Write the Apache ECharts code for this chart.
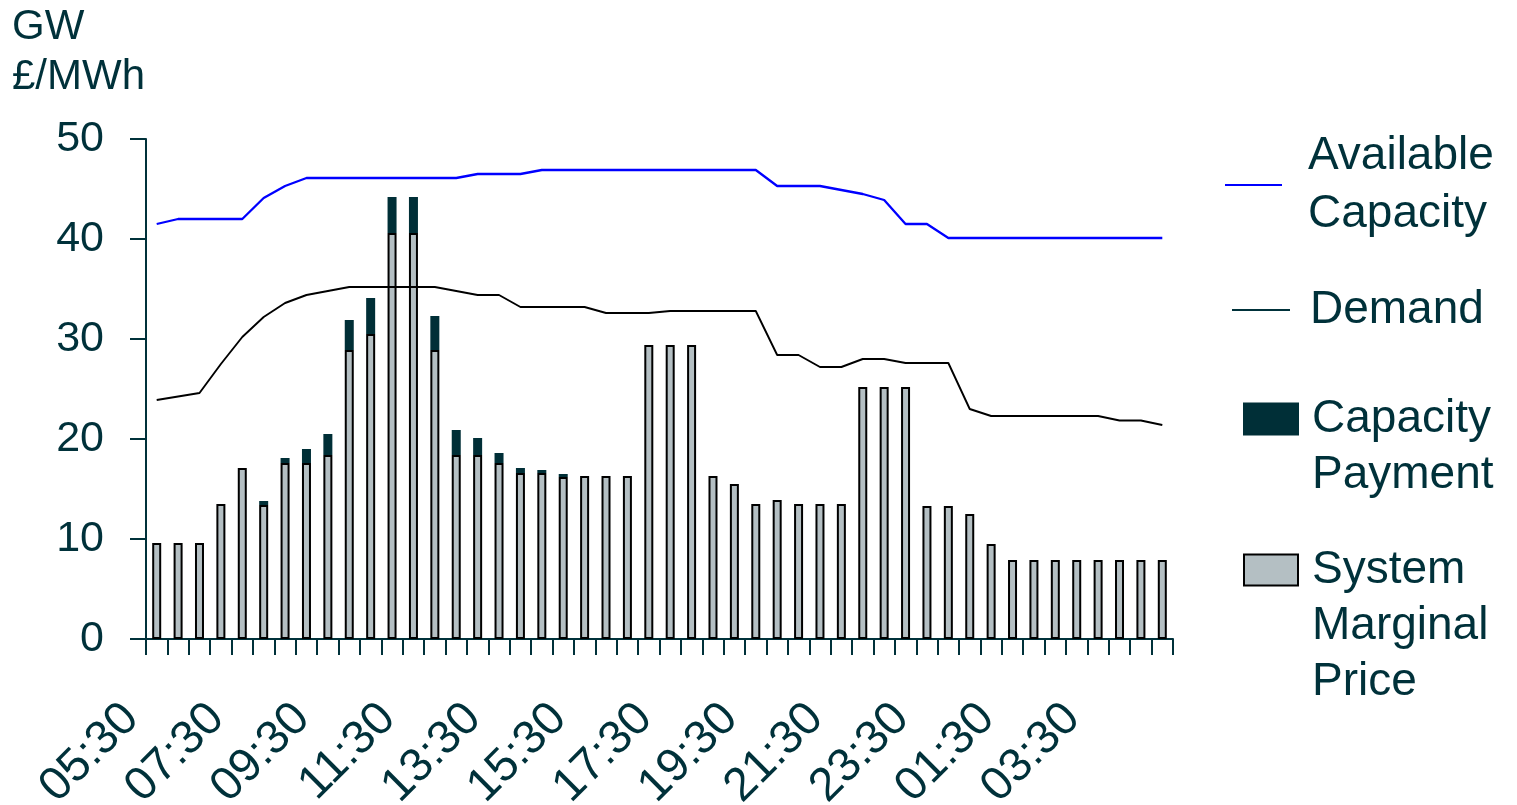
<!DOCTYPE html>
<html>
<head>
<meta charset="utf-8">
<script src="https://cdn.jsdelivr.net/npm/echarts@6/dist/echarts.min.js"></script>
<style>
  html, body { margin: 0; padding: 0; background: #fff; }
  #chart { width: 1517px; height: 805px; }
</style>
</head>
<body>
<div id="chart"></div>
<script>
// Half-hourly settlement periods, 05:30 through 05:00 the next morning
const periods = [
  '05:30','06:00','06:30','07:00','07:30','08:00','08:30','09:00','09:30','10:00',
  '10:30','11:00','11:30','12:00','12:30','13:00','13:30','14:00','14:30','15:00',
  '15:30','16:00','16:30','17:00','17:30','18:00','18:30','19:00','19:30','20:00',
  '20:30','21:00','21:30','22:00','22:30','23:00','23:30','00:00','00:30','01:00',
  '01:30','02:00','02:30','03:00','03:30','04:00','04:30','05:00'
];

// System Marginal Price, £/MWh
const systemMarginalPrice = [
  9.6, 9.6, 9.6, 13.5, 17.1, 13.4, 17.6, 17.6, 18.4, 28.9,
  30.5, 40.6, 40.6, 28.9, 18.4, 18.4, 17.6, 16.6, 16.6, 16.2,
  16.3, 16.3, 16.3, 29.4, 29.4, 29.4, 16.3, 15.5, 13.5, 13.9,
  13.5, 13.5, 13.5, 25.2, 25.2, 25.2, 13.3, 13.3, 12.5, 9.5,
  7.9, 7.9, 7.9, 7.9, 7.9, 7.9, 7.9, 7.9
];

// Capacity Payment on top of SMP, £/MWh
const capacityPayment = [
  0, 0, 0, 0, 0, 0.4, 0.5, 1.4, 2.1, 3.0,
  3.6, 3.6, 3.6, 3.4, 2.5, 1.7, 1.0, 0.5, 0.3, 0.3,
  0, 0, 0, 0, 0, 0, 0, 0, 0, 0,
  0, 0, 0, 0, 0, 0, 0, 0, 0, 0,
  0, 0, 0, 0, 0, 0, 0, 0
];

// Available generating capacity, GW
const availableCapacity = [
  41.5, 42.0, 42.0, 42.0, 42.0, 44.1, 45.3, 46.1, 46.1, 46.1,
  46.1, 46.1, 46.1, 46.1, 46.1, 46.5, 46.5, 46.5, 46.9, 46.9,
  46.9, 46.9, 46.9, 46.9, 46.9, 46.9, 46.9, 46.9, 46.9, 45.3,
  45.3, 45.3, 44.9, 44.5, 43.9, 41.5, 41.5, 40.1, 40.1, 40.1,
  40.1, 40.1, 40.1, 40.1, 40.1, 40.1, 40.1, 40.1
];

// System demand, GW
const demand = [
  23.9, 24.25, 24.6, 27.5, 30.2, 32.2, 33.6, 34.4, 34.8, 35.2,
  35.2, 35.2, 35.2, 35.2, 34.8, 34.4, 34.4, 33.2, 33.2, 33.2,
  33.2, 32.6, 32.6, 32.6, 32.8, 32.8, 32.8, 32.8, 32.8, 28.4,
  28.4, 27.2, 27.2, 28.0, 28.0, 27.6, 27.6, 27.6, 23.0, 22.3,
  22.3, 22.3, 22.3, 22.3, 22.3, 21.85, 21.85, 21.4
];

const yTicks = { min: 0, max: 50, step: 10 };

const INK = '#00313a';
const FONT = '"Liberation Sans", Arial, sans-serif';

const chart = echarts.init(document.getElementById('chart'), null, { renderer: 'canvas' });

// One legend block per entry so each can sit where it belongs.
// leadBlank empty lines above the text keep the first text line level with the key.
function legendBlock(name, top, left, w, h, padLeft, lineHeight, leadBlank) {
  return {
    data: [{ name: name, icon: 'rect' }],
    orient: 'vertical',
    left: left,
    top: top,
    padding: 0,
    itemWidth: w,
    itemHeight: h,
    selectedMode: false,
    formatter: (n) => '\n'.repeat(leadBlank) + n.replace(/ /g, '\n'),
    textStyle: {
      color: INK, fontFamily: FONT, fontSize: 46, lineHeight: lineHeight,
      padding: [0, 0, 0, padLeft]
    }
  };
}

chart.setOption({
  animation: false,
  backgroundColor: '#ffffff',
  title: {
    text: 'GW\n£/MWh',
    left: 12,
    top: 2,
    padding: 0,
    textStyle: { color: INK, fontFamily: FONT, fontSize: 42, fontWeight: 'normal', lineHeight: 50 }
  },
  grid: {
    left: 146, right: 344, top: 139, bottom: 166,
    containLabel: false,
    outerBoundsMode: 'none'
  },
  legend: [
    legendBlock('Available Capacity', 127, 1225, 57, 2, 21, 58, 0),
    legendBlock('Demand', 282, 1232, 58, 2, 15, 56, 0),
    legendBlock('Capacity Payment', 335, 1243, 54, 31, 9, 56, 1),
    legendBlock('System Marginal Price', 430, 1243, 54, 31, 9, 56, 2)
  ],
  xAxis: {
    type: 'category',
    data: periods,
    boundaryGap: true,
    axisLine: { show: true, lineStyle: { color: INK, width: 2 } },
    axisTick: { show: true, interval: 0, length: 16, lineStyle: { color: INK, width: 2 } },
    axisLabel: {
      interval: 3,
      rotate: 45,
      margin: 47,
      padding: [0, 36, 0, 0],
      color: INK,
      fontFamily: FONT,
      fontSize: 47
    },
    splitLine: { show: false }
  },
  yAxis: {
    type: 'value',
    min: yTicks.min,
    max: yTicks.max,
    interval: yTicks.step,
    axisLine: { show: true, lineStyle: { color: INK, width: 2 } },
    axisTick: { show: true, length: 16, lineStyle: { color: INK, width: 2 } },
    axisLabel: { margin: 42, color: INK, fontFamily: FONT, fontSize: 43 },
    splitLine: { show: false }
  },
  series: [
    {
      name: 'System Marginal Price',
      type: 'bar',
      stack: 'price',
      barWidth: 9,
      data: systemMarginalPrice,
      itemStyle: { color: '#b4bfc3', borderColor: '#000000', borderWidth: 2 },
      z: 2
    },
    {
      name: 'Capacity Payment',
      type: 'bar',
      stack: 'price',
      barWidth: 9,
      data: capacityPayment.map(v => (v > 0 ? v : '-')),
      itemStyle: { color: '#002f37', borderColor: '#002f37', borderWidth: 2 },
      z: 2
    },
    {
      name: 'Available Capacity',
      type: 'line',
      data: availableCapacity,
      color: '#0000ff',
      symbol: 'none',
      lineStyle: { color: '#0000ff', width: 2.3 },
      itemStyle: { color: '#0000ff' },
      z: 3
    },
    {
      name: 'Demand',
      type: 'line',
      data: demand,
      color: '#000000',
      symbol: 'none',
      lineStyle: { color: '#000000', width: 1.9 },
      itemStyle: { color: '#00313a' },
      z: 3
    }
  ]
});
</script>
</body>
</html>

--------------------------------

_Problem description_: Print the full listing exactly, dropping the pictures.

_Task result_:
Write the Apache ECharts code for this chart.
<!DOCTYPE html>
<html>
<head>
<meta charset="utf-8">
<script src="https://cdn.jsdelivr.net/npm/echarts@6/dist/echarts.min.js"></script>
<style>
  html, body { margin: 0; padding: 0; background: #fff; }
  #chart { width: 1517px; height: 805px; }
</style>
</head>
<body>
<div id="chart"></div>
<script>
// Half-hourly settlement periods, 05:30 through 05:00 the next morning
const periods = [
  '05:30','06:00','06:30','07:00','07:30','08:00','08:30','09:00','09:30','10:00',
  '10:30','11:00','11:30','12:00','12:30','13:00','13:30','14:00','14:30','15:00',
  '15:30','16:00','16:30','17:00','17:30','18:00','18:30','19:00','19:30','20:00',
  '20:30','21:00','21:30','22:00','22:30','23:00','23:30','00:00','00:30','01:00',
  '01:30','02:00','02:30','03:00','03:30','04:00','04:30','05:00'
];

// System Marginal Price, £/MWh
const systemMarginalPrice = [
  9.6, 9.6, 9.6, 13.5, 17.1, 13.4, 17.6, 17.6, 18.4, 28.9,
  30.5, 40.6, 40.6, 28.9, 18.4, 18.4, 17.6, 16.6, 16.6, 16.2,
  16.3, 16.3, 16.3, 29.4, 29.4, 29.4, 16.3, 15.5, 13.5, 13.9,
  13.5, 13.5, 13.5, 25.2, 25.2, 25.2, 13.3, 13.3, 12.5, 9.5,
  7.9, 7.9, 7.9, 7.9, 7.9, 7.9, 7.9, 7.9
];

// Capacity Payment on top of SMP, £/MWh
const capacityPayment = [
  0, 0, 0, 0, 0, 0.4, 0.5, 1.4, 2.1, 3.0,
  3.6, 3.6, 3.6, 3.4, 2.5, 1.7, 1.0, 0.5, 0.3, 0.3,
  0, 0, 0, 0, 0, 0, 0, 0, 0, 0,
  0, 0, 0, 0, 0, 0, 0, 0, 0, 0,
  0, 0, 0, 0, 0, 0, 0, 0
];

// Available generating capacity, GW
const availableCapacity = [
  41.5, 42.0, 42.0, 42.0, 42.0, 44.1, 45.3, 46.1, 46.1, 46.1,
  46.1, 46.1, 46.1, 46.1, 46.1, 46.5, 46.5, 46.5, 46.9, 46.9,
  46.9, 46.9, 46.9, 46.9, 46.9, 46.9, 46.9, 46.9, 46.9, 45.3,
  45.3, 45.3, 44.9, 44.5, 43.9, 41.5, 41.5, 40.1, 40.1, 40.1,
  40.1, 40.1, 40.1, 40.1, 40.1, 40.1, 40.1, 40.1
];

// System demand, GW
const demand = [
  23.9, 24.25, 24.6, 27.5, 30.2, 32.2, 33.6, 34.4, 34.8, 35.2,
  35.2, 35.2, 35.2, 35.2, 34.8, 34.4, 34.4, 33.2, 33.2, 33.2,
  33.2, 32.6, 32.6, 32.6, 32.8, 32.8, 32.8, 32.8, 32.8, 28.4,
  28.4, 27.2, 27.2, 28.0, 28.0, 27.6, 27.6, 27.6, 23.0, 22.3,
  22.3, 22.3, 22.3, 22.3, 22.3, 21.85, 21.85, 21.4
];

const yTicks = { min: 0, max: 50, step: 10 };

const INK = '#00313a';
const FONT = '"Liberation Sans", Arial, sans-serif';

const chart = echarts.init(document.getElementById('chart'), null, { renderer: 'canvas' });

// One legend block per entry so each can sit where it belongs.
// leadBlank empty lines above the text keep the first text line level with the key.
function legendBlock(name, top, left, w, h, padLeft, lineHeight, leadBlank) {
  return {
    data: [{ name: name, icon: 'rect' }],
    orient: 'vertical',
    left: left,
    top: top,
    padding: 0,
    itemWidth: w,
    itemHeight: h,
    selectedMode: false,
    formatter: (n) => '\n'.repeat(leadBlank) + n.replace(/ /g, '\n'),
    textStyle: {
      color: INK, fontFamily: FONT, fontSize: 46, lineHeight: lineHeight,
      padding: [0, 0, 0, padLeft]
    }
  };
}

chart.setOption({
  animation: false,
  backgroundColor: '#ffffff',
  title: {
    text: 'GW\n£/MWh',
    left: 12,
    top: 2,
    padding: 0,
    textStyle: { color: INK, fontFamily: FONT, fontSize: 42, fontWeight: 'normal', lineHeight: 50 }
  },
  grid: {
    left: 146, right: 344, top: 139, bottom: 166,
    containLabel: false,
    outerBoundsMode: 'none'
  },
  legend: [
    legendBlock('Available Capacity', 127, 1225, 57, 2, 21, 58, 0),
    legendBlock('Demand', 282, 1232, 58, 2, 15, 56, 0),
    legendBlock('Capacity Payment', 335, 1243, 54, 31, 9, 56, 1),
    legendBlock('System Marginal Price', 430, 1243, 54, 31, 9, 56, 2)
  ],
  xAxis: {
    type: 'category',
    data: periods,
    boundaryGap: true,
    axisLine: { show: true, lineStyle: { color: INK, width: 2 } },
    axisTick: { show: true, interval: 0, length: 16, lineStyle: { color: INK, width: 2 } },
    axisLabel: {
      interval: 3,
      rotate: 45,
      margin: 47,
      padding: [0, 36, 0, 0],
      color: INK,
      fontFamily: FONT,
      fontSize: 47
    },
    splitLine: { show: false }
  },
  yAxis: {
    type: 'value',
    min: yTicks.min,
    max: yTicks.max,
    interval: yTicks.step,
    axisLine: { show: true, lineStyle: { color: INK, width: 2 } },
    axisTick: { show: true, length: 16, lineStyle: { color: INK, width: 2 } },
    axisLabel: { margin: 42, color: INK, fontFamily: FONT, fontSize: 43 },
    splitLine: { show: false }
  },
  series: [
    {
      name: 'System Marginal Price',
      type: 'bar',
      stack: 'price',
      barWidth: 9,
      data: systemMarginalPrice,
      itemStyle: { color: '#b4bfc3', borderColor: '#000000', borderWidth: 2 },
      z: 2
    },
    {
      name: 'Capacity Payment',
      type: 'bar',
      stack: 'price',
      barWidth: 9,
      data: capacityPayment.map(v => (v > 0 ? v : '-')),
      itemStyle: { color: '#002f37', borderColor: '#002f37', borderWidth: 2 },
      z: 2
    },
    {
      name: 'Available Capacity',
      type: 'line',
      data: availableCapacity,
      color: '#0000ff',
      symbol: 'none',
      lineStyle: { color: '#0000ff', width: 2.3 },
      itemStyle: { color: '#0000ff' },
      z: 3
    },
    {
      name: 'Demand',
      type: 'line',
      data: demand,
      color: '#000000',
      symbol: 'none',
      lineStyle: { color: '#000000', width: 1.9 },
      itemStyle: { color: '#00313a' },
      z: 3
    }
  ]
});
</script>
</body>
</html>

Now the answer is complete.